As the Secretary of State has to exercise discretion, there are some who, by virtue of their activities in recent years, will be subject to that judgment and that alone.

Mr. Luce

With all his experience as Home Secretary in previous Governments, the right hon. Gentleman is far more familiar with the problem than I can ever hope to be.

The transitional registration provisions do not represent an immigration commitment, as so few people will be eligible to apply. At most there will be a few hundred.

Various figures have been given concerning citizens who live in Rhodesia who have a right of abode in the United Kingdom. There are 80,000 citizens in Rhodesia who are citizens of the United Kingdom and Colonies who have a right of abode in the United Kingdom. There are 70,000 who are known as mono-Rhodesians, who have the right of abode in the United Kingdom on the ground of patriality.

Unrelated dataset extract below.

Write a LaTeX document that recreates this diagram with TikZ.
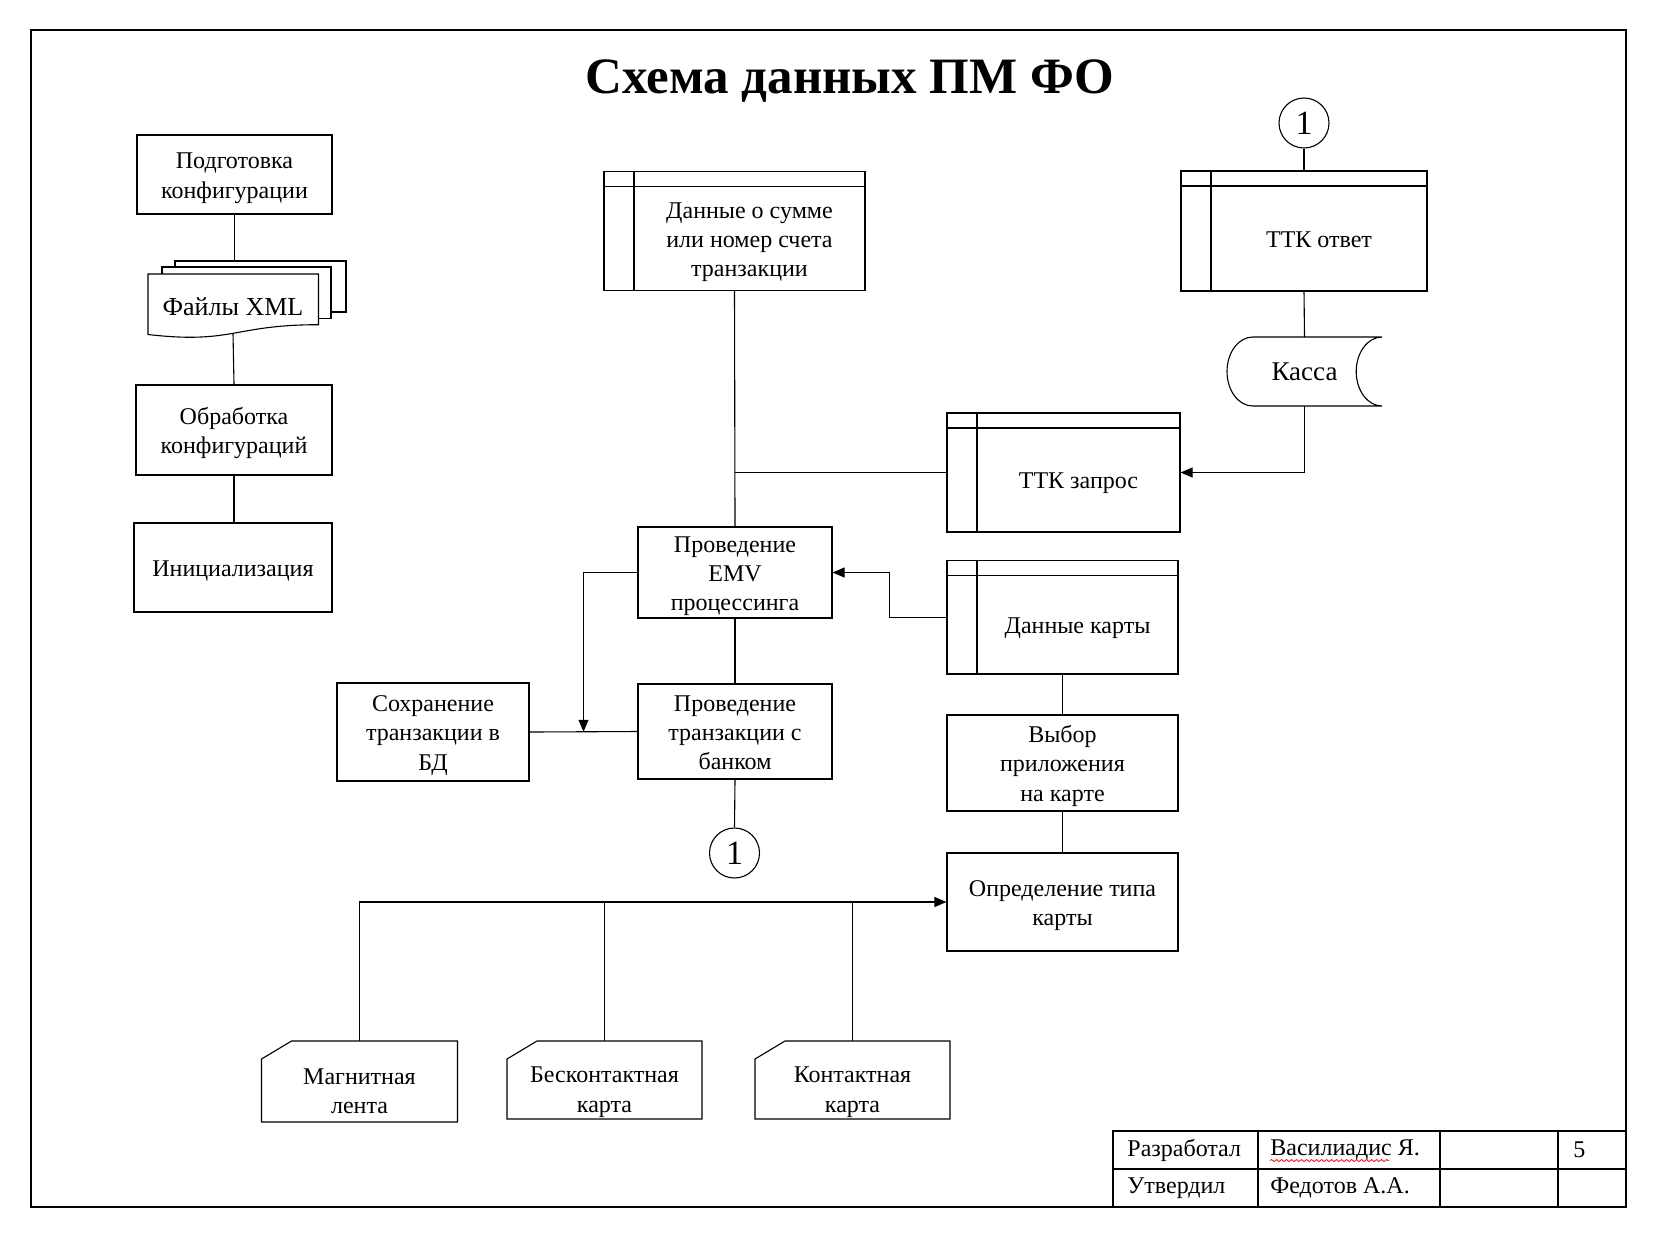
\documentclass[tikz,border=0pt]{standalone}
\usepackage{fontspec}
\setmainfont{Liberation Serif}
\usetikzlibrary{arrows.meta,calc,decorations.pathmorphing}
\newcommand{\bodyfont}{\fontsize{12}{14.7}\selectfont}
\newcommand{\boxfont}{\bodyfont\rule[-2.5pt]{0pt}{14pt}}
\newcommand{\tstrut}{\rule{0pt}{11.5pt}}
\tikzset{
  blk/.style={draw, rectangle, align=center, font=\boxfont, inner xsep=2pt, inner ysep=0.5pt, line width=0.55pt},
  store/.style={blk, path picture={
      \draw[line width=0.55pt] ([yshift=-7.5pt]path picture bounding box.north west) -- ([yshift=-7.5pt]path picture bounding box.north east);
      \draw[line width=0.55pt] ([xshift=15pt]path picture bounding box.north west) -- ([xshift=15pt]path picture bounding box.south west);}},
  storetxt/.style={align=center, font=\boxfont, xshift=7.5pt, yshift=-3.75pt},
  cardbox/.style={rectangle, outer sep=0pt, inner sep=0pt},
  cardtxt/.style={align=center, font=\boxfont, yshift=-4.25pt},
  shp/.style={draw, line width=0.55pt, fill=white},
  conn/.style={draw, circle, minimum size=25pt, inner sep=0pt, line width=0.55pt, font=\fontsize{17}{17}\selectfont},
  ln/.style={draw, line width=0.55pt},
  ar/.style={ln, -{Triangle[length=6pt,width=5pt]}},
  frm/.style={draw, line width=1pt},
  cell/.style={anchor=west, font=\bodyfont, inner sep=0pt},
  squig/.style={draw=red, line width=0.4pt, decorate, decoration={snake, amplitude=0.5pt, segment length=2.5pt}},
}

\begin{document}
\begin{tikzpicture}[x=0.5pt, y=-0.5pt]
  \useasboundingbox (0,0) rectangle (1653,1238);

  % frame and title block
  \draw[frm] (31,30) rectangle (1626,1207);
  \draw[frm] (1113,1207) -- (1113,1131) -- (1626,1131);
  \draw[frm] (1113,1169) -- (1626,1169);
  \foreach \cx in {1258,1440,1558} \draw[frm] (\cx,1131) -- (\cx,1207);
  \node[cell] (devl) at (1127,1150) {Разработал};
  \node[cell] (devn) at (1270,1150) {Василиадис Я.};
  \node[cell] (pg) at (1573,1150) {5};
  \node[cell] (apl) at (1127,1188) {Утвердил};
  \node[cell] (apn) at (1270,1188) {Федотов А.А.};
  \draw[squig] ([yshift=-2.5pt]devn.base west) -- ++(119,0);

  \node[font=\fontsize{25.5}{30}\selectfont\bfseries, anchor=base] (title) at (850,93) {Схема данных ПМ ФО};

  % configuration branch
  \node[blk, minimum width=97.5pt, minimum height=39.5pt] (prep) at (234.5,174.5) {\tstrut Подготовка\\конфигурации};
  \draw[shp] (175,261) rectangle (346,312);
  \draw[shp] (162,267) rectangle (331,318.5);
  \draw[shp] (148,274) -- (318.5,274) -- (318.5,324.7) .. controls (233.2,324.7) and (233.2,344.3) .. (148,334.5) -- cycle;
  \node[font=\fontsize{13}{15}\selectfont] (xml) at (233,307) {Файлы XML};
  \coordinate (xmltop) at (234.5,261);
  \coordinate (xmlbot) at (233,333);
  \node[blk, minimum width=98pt, minimum height=45pt] (proc) at (234,430) {\tstrut Обработка\\конфигураций};
  \node[blk, minimum width=99pt, minimum height=44.5pt] (init) at (233,567.5) {Инициализация};
  \draw[ln] (prep.south) -- (xmltop);
  \draw[ln] (xmlbot) -- (proc.north);
  \draw[ln] (proc.south) -- (proc.south |- init.north);

  % transaction branch
  \node[store, minimum width=130.5pt, minimum height=59.5pt,
        label={[storetxt]center:\tstrut Данные о сумме\\или номер счета\\транзакции}] (sum) at (734.5,231) {};
  \node[blk, minimum width=97pt, minimum height=45.5pt] (emv) at (735,572.5) {\tstrut Проведение\\EMV\\процессинга};
  \node[blk, minimum width=97pt, minimum height=47.5pt] (bank) at (735,731.5) {\tstrut Проведение\\транзакции с\\банком};
  \node[blk, minimum width=96pt, minimum height=49pt] (save) at (433,732) {\tstrut Сохранение\\транзакции в\\БД};
  \node[conn] (c1b) at (734.5,853) {1};
  \coordinate (mid) at ($(save.east)!0.5!(bank.west)$);

  % terminal side
  \node[conn] (c1t) at (1304,123) {1};
  \node[store, minimum width=123pt, minimum height=60pt,
        label={[storetxt]center:ТТК ответ}] (ttkans) at (1304,231) {};
  \node[cardbox, minimum width=77.5pt, minimum height=34.5pt, font=\fontsize{13.5}{15}\selectfont] (kassa) at (1304.5,371.5) {Касса};
  \draw[ln] (kassa.north east) arc[start angle=90, end angle=270, x radius=12.9pt, y radius=17.25pt]
    -- ([xshift=12.9pt]kassa.south west) arc[start angle=270, end angle=90, x radius=12.9pt, y radius=17.25pt] -- cycle;
  \node[store, minimum width=116.5pt, minimum height=59.5pt,
        label={[storetxt]center:ТТК запрос}] (ttkreq) at (1063.5,472.5) {};
  \node[store, minimum width=115.5pt, minimum height=56.75pt,
        label={[storetxt]center:Данные карты}] (card) at (1062.5,617.25) {};
  \node[blk, minimum width=115.5pt, minimum height=48pt] (appsel) at (1062.5,763) {\tstrut Выбор\\приложения\\на карте};
  \node[blk, minimum width=115.5pt, minimum height=49pt] (ctype) at (1062.5,902) {\tstrut Определение типа\\карты};

  % cards
  \node[cardbox, minimum width=98pt, minimum height=40.5pt,
        label={[cardtxt]center:\tstrut Магнитная\\лента}] (mag) at (359.5,1081.5) {};
  \node[cardbox, minimum width=97.5pt, minimum height=39pt,
        label={[cardtxt]center:\tstrut Бесконтактная\\карта}] (nfc) at (604.5,1080) {};
  \node[cardbox, minimum width=97.5pt, minimum height=39pt,
        label={[cardtxt]center:\tstrut Контактная\\карта}] (cont) at (852.5,1080) {};
  \foreach \n in {mag,nfc,cont}
    \draw[ln] ([yshift=-9pt]\n.north west) -- ([xshift=15pt]\n.north west) -- (\n.north east)
      -- (\n.south east) -- (\n.south west) -- cycle;

  % connectors
  \draw[ln] (sum.south) -- (emv.north);
  \draw[ln] (ttkreq.west) -- (ttkreq.west -| sum.south);
  \draw[ar] (card.west) -- ++(-57,0) |- (emv.east);
  \draw[ln] (emv.south) -- (bank.north);
  \draw[ln] (save.east) -- (bank.west);
  \draw[ar] (emv.west) -| (mid);
  \draw[ln] (bank.south) -- (c1b.north);
  \draw[ln] (c1t.south) -- (ttkans.north);
  \draw[ln] (ttkans.south) -- (kassa.north);
  \draw[ar] (kassa.south) |- (ttkreq.east);
  \draw[ln] (card.south) -- (appsel.north);
  \draw[ln] (appsel.south) -- (ctype.north);
  \draw[ar] (mag.north) |- (ctype.west);
  \draw[ln] (nfc.north) -- (nfc.north |- ctype.west);
  \draw[ln] (cont.north) -- (cont.north |- ctype.west);
\end{tikzpicture}
\end{document}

We are providing a transitional period of one year to enable those concerned to realise the position that they face. That applies to the Commonwealth and the transition for Rhodesia. The Bill does not create any substantial new immigration commitment; it continues the nationality and immigration provisions for one year to minimise hardship to the individual.

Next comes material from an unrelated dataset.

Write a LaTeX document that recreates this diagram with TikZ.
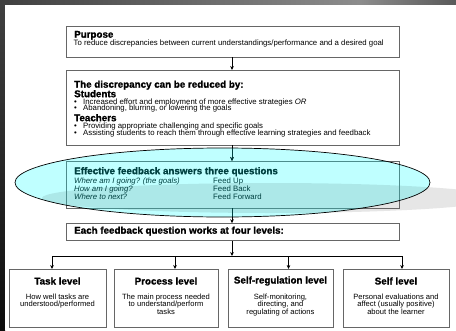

The attitude of the hon. Member for Glasgow, Cathcart (Mr. Maxton) to whites in Rhodesia was totally and utterly vindictive. I am relieved that the rest of the Committee did not display that attitude. The background is not merely the transitional period but the decision that we have bad to take about the Commonwealth.

Mr. Alexander W. Lyon

The Minister's figure of 150,000 is the same as mine. Our subdivisions are different. Mine is 50,000 and his is 70,000. Is it correct that his 70.000 are what he called monopatrials, and that they are Commonwealth citizens and not citizens of the United Kingdom and Colonies? If the Bill is enacted without the transitional provisions and Zimbabwe leaves the Commonwealth, those 70,000 will lose their patriality and their right to enter. The transitional provisions exist to allow the 70,000 to come in if they want to in the first year.

Mr. Luce

Exactly the same happened with Pakistan. The hon. Gentleman is right. At the moment the 70,000 are Commonwealth citizens. They have the right of abode in this country on the ground of patriality. If Rhodesia is not a member of the Commonwealth, that right is withdrawn. To avoid vindictiveness and to give those concerned a clear picture of their position, we have provided that there shall be one year of transition. If during that one year, as we all hope, Rhodesia becomes a member of the Commonwealth, the problem will no longer exist and they will continue to have their present rights. I hope that the Committee feels that I have endeavoured fully to explain the position.

Mr. Bidwell

The Minister has alluded to patriality being the lineage connected with the male parent. Why has he not gone the whole way, as with the Common Market set-up, and recognised the equality of the spouses in this instance?

Mr. Luce

I shall not be drawn into that area. I would rather return to the salient points of this amendment and the reasons why it would be wrong to press it. I hope that the Committee will agree with me.

10.45 pm
Mr. Wilkinson

Can my hon. Friend confirm that if a Zimbabwe national, resident in Britain, does not, within the 12-month period, elect for United Kingdom citizenship by registration, and if subsequently Zimbabwe applies to join the Commonwealth and is accepted, he will assume the rights of a British subject—rights that he did not previously enjoy—by virtue of events that will have occurred thousands of miles away?

Mr. Luce

I am taking a slight risk when I say that the answer is "Yes". If I am wrong, I will write to my hon. Friend. I hope that the Committee and the right hon. Gentleman will feel that it is not appropriate to press the amendment.

Mr. Merlyn Rees I beg to ask leave to withdraw the amendment.

Amendment, by leave, withdrawn.

Clause 2 ordered to stand part of the Bill.